Data records »
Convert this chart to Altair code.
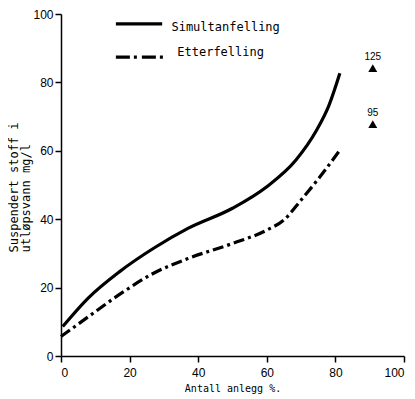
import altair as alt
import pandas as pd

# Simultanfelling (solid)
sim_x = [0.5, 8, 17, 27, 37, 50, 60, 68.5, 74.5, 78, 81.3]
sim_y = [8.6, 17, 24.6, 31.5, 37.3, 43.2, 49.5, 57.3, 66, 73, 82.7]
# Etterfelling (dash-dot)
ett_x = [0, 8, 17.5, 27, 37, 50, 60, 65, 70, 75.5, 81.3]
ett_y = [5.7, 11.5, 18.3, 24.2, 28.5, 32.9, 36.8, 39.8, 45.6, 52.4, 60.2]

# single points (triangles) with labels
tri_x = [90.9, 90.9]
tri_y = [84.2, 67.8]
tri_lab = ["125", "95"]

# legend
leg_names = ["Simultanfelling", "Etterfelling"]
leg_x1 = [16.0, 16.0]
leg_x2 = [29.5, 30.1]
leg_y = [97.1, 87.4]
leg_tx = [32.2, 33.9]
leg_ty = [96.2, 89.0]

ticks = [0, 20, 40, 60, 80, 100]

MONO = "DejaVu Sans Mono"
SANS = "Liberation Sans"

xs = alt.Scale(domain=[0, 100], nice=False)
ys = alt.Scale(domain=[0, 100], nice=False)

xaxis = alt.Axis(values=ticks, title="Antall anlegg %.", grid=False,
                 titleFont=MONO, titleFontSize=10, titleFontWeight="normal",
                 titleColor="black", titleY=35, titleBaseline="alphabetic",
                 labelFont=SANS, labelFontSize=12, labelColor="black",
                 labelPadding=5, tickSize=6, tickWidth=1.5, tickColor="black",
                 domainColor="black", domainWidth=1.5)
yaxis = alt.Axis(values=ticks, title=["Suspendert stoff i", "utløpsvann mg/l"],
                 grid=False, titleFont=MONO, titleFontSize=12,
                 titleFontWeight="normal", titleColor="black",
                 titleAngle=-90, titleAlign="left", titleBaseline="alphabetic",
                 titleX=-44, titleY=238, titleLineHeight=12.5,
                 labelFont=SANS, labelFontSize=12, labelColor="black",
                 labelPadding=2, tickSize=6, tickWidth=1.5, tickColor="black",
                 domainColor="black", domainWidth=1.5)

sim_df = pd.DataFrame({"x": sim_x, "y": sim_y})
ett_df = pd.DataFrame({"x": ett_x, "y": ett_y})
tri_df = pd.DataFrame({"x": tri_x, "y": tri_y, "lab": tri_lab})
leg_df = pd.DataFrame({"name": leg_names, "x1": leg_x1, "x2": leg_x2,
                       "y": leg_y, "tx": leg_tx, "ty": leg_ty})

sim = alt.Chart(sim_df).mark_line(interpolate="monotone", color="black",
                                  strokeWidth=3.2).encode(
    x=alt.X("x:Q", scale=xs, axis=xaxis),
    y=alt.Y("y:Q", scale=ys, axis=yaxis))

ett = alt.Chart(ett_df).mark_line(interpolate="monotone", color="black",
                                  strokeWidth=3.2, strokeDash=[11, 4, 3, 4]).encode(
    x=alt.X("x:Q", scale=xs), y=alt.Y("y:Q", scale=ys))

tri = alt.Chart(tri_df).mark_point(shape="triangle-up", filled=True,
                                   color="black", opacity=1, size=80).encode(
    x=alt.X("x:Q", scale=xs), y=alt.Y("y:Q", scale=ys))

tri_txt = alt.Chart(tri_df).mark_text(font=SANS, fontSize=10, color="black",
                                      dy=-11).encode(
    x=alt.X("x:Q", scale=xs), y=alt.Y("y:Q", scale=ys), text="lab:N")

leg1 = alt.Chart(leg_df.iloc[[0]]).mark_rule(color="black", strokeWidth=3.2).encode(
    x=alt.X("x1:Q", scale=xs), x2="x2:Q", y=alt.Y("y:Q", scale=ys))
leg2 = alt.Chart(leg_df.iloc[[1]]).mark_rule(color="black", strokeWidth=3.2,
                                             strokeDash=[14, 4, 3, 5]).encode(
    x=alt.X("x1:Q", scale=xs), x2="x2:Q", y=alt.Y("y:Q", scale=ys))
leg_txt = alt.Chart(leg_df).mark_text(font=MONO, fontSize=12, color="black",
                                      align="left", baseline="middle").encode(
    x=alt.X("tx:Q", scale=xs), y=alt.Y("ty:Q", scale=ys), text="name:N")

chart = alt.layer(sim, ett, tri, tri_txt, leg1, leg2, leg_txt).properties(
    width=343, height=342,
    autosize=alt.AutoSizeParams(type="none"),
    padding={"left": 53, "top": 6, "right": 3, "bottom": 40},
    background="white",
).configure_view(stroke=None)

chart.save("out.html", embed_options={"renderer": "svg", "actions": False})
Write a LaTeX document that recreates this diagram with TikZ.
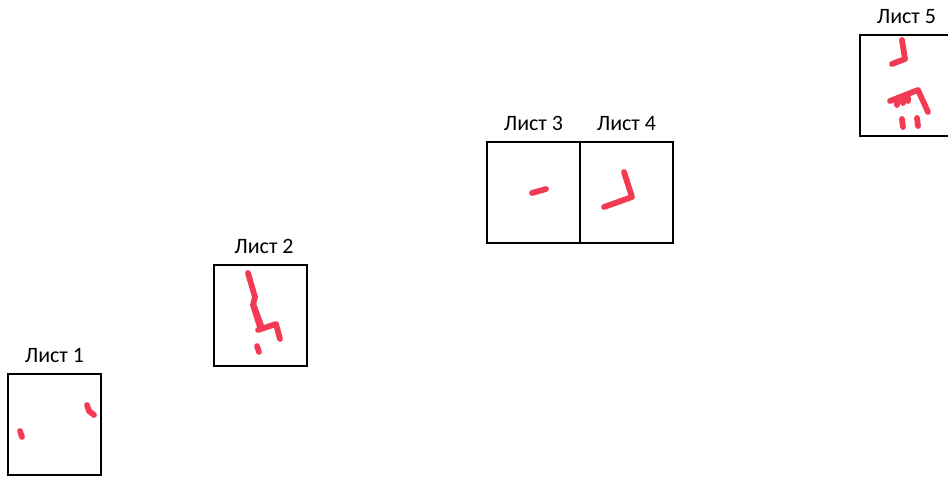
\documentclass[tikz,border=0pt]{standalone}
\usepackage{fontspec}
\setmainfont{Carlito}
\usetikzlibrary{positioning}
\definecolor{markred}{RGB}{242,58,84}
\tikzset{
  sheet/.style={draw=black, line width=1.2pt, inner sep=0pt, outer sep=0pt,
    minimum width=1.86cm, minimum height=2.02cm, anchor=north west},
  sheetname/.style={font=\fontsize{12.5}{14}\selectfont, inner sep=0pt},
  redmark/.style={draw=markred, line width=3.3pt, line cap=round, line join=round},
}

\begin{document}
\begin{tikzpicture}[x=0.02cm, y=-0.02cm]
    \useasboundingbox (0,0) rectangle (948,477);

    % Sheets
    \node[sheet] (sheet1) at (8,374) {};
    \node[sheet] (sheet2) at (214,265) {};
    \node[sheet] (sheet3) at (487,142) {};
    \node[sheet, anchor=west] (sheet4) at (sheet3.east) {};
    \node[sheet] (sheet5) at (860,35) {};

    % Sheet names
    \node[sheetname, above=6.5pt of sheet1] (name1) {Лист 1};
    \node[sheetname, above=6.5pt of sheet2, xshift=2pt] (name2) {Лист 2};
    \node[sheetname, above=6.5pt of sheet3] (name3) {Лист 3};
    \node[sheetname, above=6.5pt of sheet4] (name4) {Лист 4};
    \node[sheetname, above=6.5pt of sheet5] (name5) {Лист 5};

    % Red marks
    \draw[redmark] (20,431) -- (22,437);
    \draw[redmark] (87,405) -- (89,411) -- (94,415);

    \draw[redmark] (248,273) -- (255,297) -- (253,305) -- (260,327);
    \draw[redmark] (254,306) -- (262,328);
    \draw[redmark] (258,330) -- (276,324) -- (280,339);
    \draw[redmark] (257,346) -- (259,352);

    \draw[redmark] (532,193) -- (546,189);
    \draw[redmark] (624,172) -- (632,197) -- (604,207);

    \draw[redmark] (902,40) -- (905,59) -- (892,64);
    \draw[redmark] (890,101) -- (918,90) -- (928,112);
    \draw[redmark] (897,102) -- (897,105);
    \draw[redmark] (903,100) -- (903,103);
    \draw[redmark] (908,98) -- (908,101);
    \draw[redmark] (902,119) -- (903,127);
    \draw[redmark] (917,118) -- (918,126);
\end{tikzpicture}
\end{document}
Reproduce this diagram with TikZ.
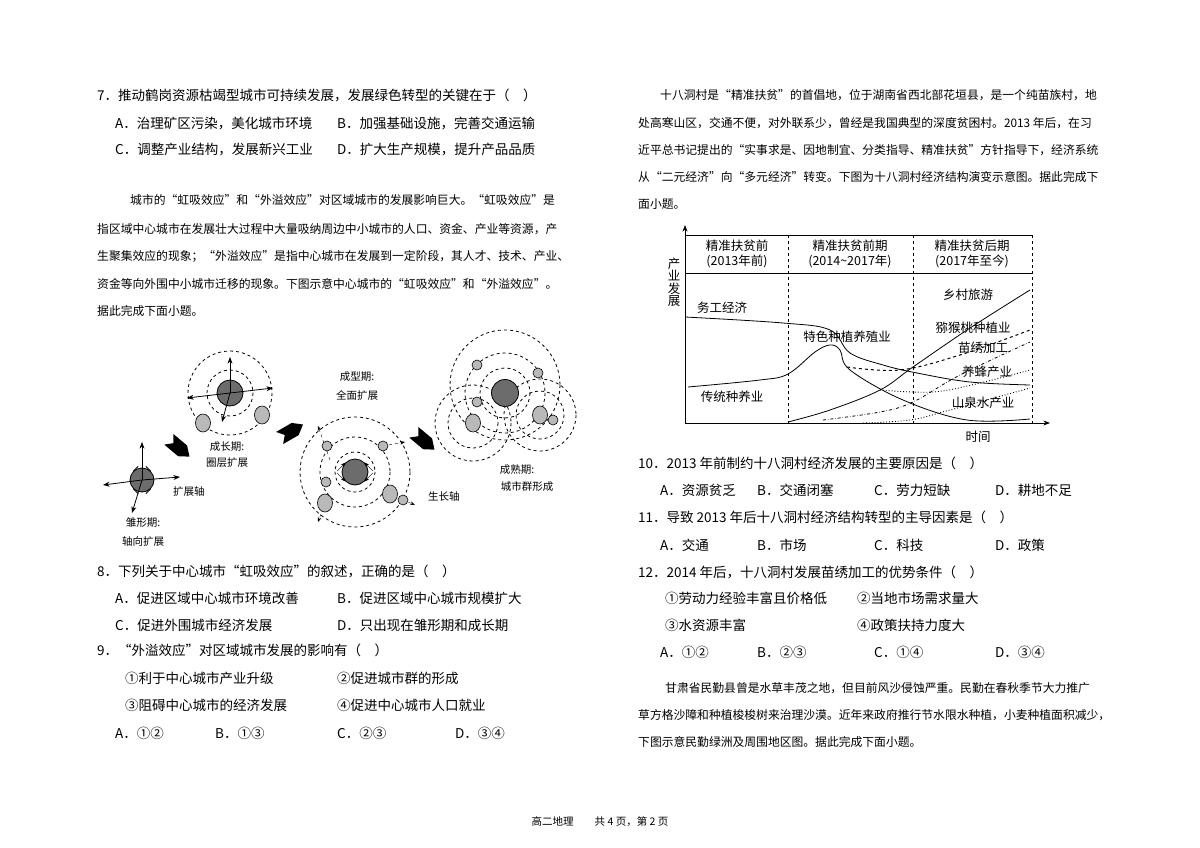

Exercise aim »
Pictures are to be left out; repeat all the remaining data exactly.

Written solution »
Convert this chart to Altair code.
import altair as alt
import pandas as pd

# Simultanfelling (solid)
sim_x = [0.5, 8, 17, 27, 37, 50, 60, 68.5, 74.5, 78, 81.3]
sim_y = [8.6, 17, 24.6, 31.5, 37.3, 43.2, 49.5, 57.3, 66, 73, 82.7]
# Etterfelling (dash-dot)
ett_x = [0, 8, 17.5, 27, 37, 50, 60, 65, 70, 75.5, 81.3]
ett_y = [5.7, 11.5, 18.3, 24.2, 28.5, 32.9, 36.8, 39.8, 45.6, 52.4, 60.2]

# single points (triangles) with labels
tri_x = [90.9, 90.9]
tri_y = [84.2, 67.8]
tri_lab = ["125", "95"]

# legend
leg_names = ["Simultanfelling", "Etterfelling"]
leg_x1 = [16.0, 16.0]
leg_x2 = [29.5, 30.1]
leg_y = [97.1, 87.4]
leg_tx = [32.2, 33.9]
leg_ty = [96.2, 89.0]

ticks = [0, 20, 40, 60, 80, 100]

MONO = "DejaVu Sans Mono"
SANS = "Liberation Sans"

xs = alt.Scale(domain=[0, 100], nice=False)
ys = alt.Scale(domain=[0, 100], nice=False)

xaxis = alt.Axis(values=ticks, title="Antall anlegg %.", grid=False,
                 titleFont=MONO, titleFontSize=10, titleFontWeight="normal",
                 titleColor="black", titleY=35, titleBaseline="alphabetic",
                 labelFont=SANS, labelFontSize=12, labelColor="black",
                 labelPadding=5, tickSize=6, tickWidth=1.5, tickColor="black",
                 domainColor="black", domainWidth=1.5)
yaxis = alt.Axis(values=ticks, title=["Suspendert stoff i", "utløpsvann mg/l"],
                 grid=False, titleFont=MONO, titleFontSize=12,
                 titleFontWeight="normal", titleColor="black",
                 titleAngle=-90, titleAlign="left", titleBaseline="alphabetic",
                 titleX=-44, titleY=238, titleLineHeight=12.5,
                 labelFont=SANS, labelFontSize=12, labelColor="black",
                 labelPadding=2, tickSize=6, tickWidth=1.5, tickColor="black",
                 domainColor="black", domainWidth=1.5)

sim_df = pd.DataFrame({"x": sim_x, "y": sim_y})
ett_df = pd.DataFrame({"x": ett_x, "y": ett_y})
tri_df = pd.DataFrame({"x": tri_x, "y": tri_y, "lab": tri_lab})
leg_df = pd.DataFrame({"name": leg_names, "x1": leg_x1, "x2": leg_x2,
                       "y": leg_y, "tx": leg_tx, "ty": leg_ty})

sim = alt.Chart(sim_df).mark_line(interpolate="monotone", color="black",
                                  strokeWidth=3.2).encode(
    x=alt.X("x:Q", scale=xs, axis=xaxis),
    y=alt.Y("y:Q", scale=ys, axis=yaxis))

ett = alt.Chart(ett_df).mark_line(interpolate="monotone", color="black",
                                  strokeWidth=3.2, strokeDash=[11, 4, 3, 4]).encode(
    x=alt.X("x:Q", scale=xs), y=alt.Y("y:Q", scale=ys))

tri = alt.Chart(tri_df).mark_point(shape="triangle-up", filled=True,
                                   color="black", opacity=1, size=80).encode(
    x=alt.X("x:Q", scale=xs), y=alt.Y("y:Q", scale=ys))

tri_txt = alt.Chart(tri_df).mark_text(font=SANS, fontSize=10, color="black",
                                      dy=-11).encode(
    x=alt.X("x:Q", scale=xs), y=alt.Y("y:Q", scale=ys), text="lab:N")

leg1 = alt.Chart(leg_df.iloc[[0]]).mark_rule(color="black", strokeWidth=3.2).encode(
    x=alt.X("x1:Q", scale=xs), x2="x2:Q", y=alt.Y("y:Q", scale=ys))
leg2 = alt.Chart(leg_df.iloc[[1]]).mark_rule(color="black", strokeWidth=3.2,
                                             strokeDash=[14, 4, 3, 5]).encode(
    x=alt.X("x1:Q", scale=xs), x2="x2:Q", y=alt.Y("y:Q", scale=ys))
leg_txt = alt.Chart(leg_df).mark_text(font=MONO, fontSize=12, color="black",
                                      align="left", baseline="middle").encode(
    x=alt.X("tx:Q", scale=xs), y=alt.Y("ty:Q", scale=ys), text="name:N")

chart = alt.layer(sim, ett, tri, tri_txt, leg1, leg2, leg_txt).properties(
    width=343, height=342,
    autosize=alt.AutoSizeParams(type="none"),
    padding={"left": 53, "top": 6, "right": 3, "bottom": 40},
    background="white",
).configure_view(stroke=None)

chart.save("out.html", embed_options={"renderer": "svg", "actions": False})
Write a LaTeX document that recreates this diagram with TikZ.
\documentclass[tikz,border=0pt]{standalone}
\usepackage{fontspec}
\setmainfont{Carlito}
\usetikzlibrary{positioning}
\definecolor{markred}{RGB}{242,58,84}
\tikzset{
  sheet/.style={draw=black, line width=1.2pt, inner sep=0pt, outer sep=0pt,
    minimum width=1.86cm, minimum height=2.02cm, anchor=north west},
  sheetname/.style={font=\fontsize{12.5}{14}\selectfont, inner sep=0pt},
  redmark/.style={draw=markred, line width=3.3pt, line cap=round, line join=round},
}

\begin{document}
\begin{tikzpicture}[x=0.02cm, y=-0.02cm]
    \useasboundingbox (0,0) rectangle (948,477);

    % Sheets
    \node[sheet] (sheet1) at (8,374) {};
    \node[sheet] (sheet2) at (214,265) {};
    \node[sheet] (sheet3) at (487,142) {};
    \node[sheet, anchor=west] (sheet4) at (sheet3.east) {};
    \node[sheet] (sheet5) at (860,35) {};

    % Sheet names
    \node[sheetname, above=6.5pt of sheet1] (name1) {Лист 1};
    \node[sheetname, above=6.5pt of sheet2, xshift=2pt] (name2) {Лист 2};
    \node[sheetname, above=6.5pt of sheet3] (name3) {Лист 3};
    \node[sheetname, above=6.5pt of sheet4] (name4) {Лист 4};
    \node[sheetname, above=6.5pt of sheet5] (name5) {Лист 5};

    % Red marks
    \draw[redmark] (20,431) -- (22,437);
    \draw[redmark] (87,405) -- (89,411) -- (94,415);

    \draw[redmark] (248,273) -- (255,297) -- (253,305) -- (260,327);
    \draw[redmark] (254,306) -- (262,328);
    \draw[redmark] (258,330) -- (276,324) -- (280,339);
    \draw[redmark] (257,346) -- (259,352);

    \draw[redmark] (532,193) -- (546,189);
    \draw[redmark] (624,172) -- (632,197) -- (604,207);

    \draw[redmark] (902,40) -- (905,59) -- (892,64);
    \draw[redmark] (890,101) -- (918,90) -- (928,112);
    \draw[redmark] (897,102) -- (897,105);
    \draw[redmark] (903,100) -- (903,103);
    \draw[redmark] (908,98) -- (908,101);
    \draw[redmark] (902,119) -- (903,127);
    \draw[redmark] (917,118) -- (918,126);
\end{tikzpicture}
\end{document}
Reproduce this diagram with TikZ.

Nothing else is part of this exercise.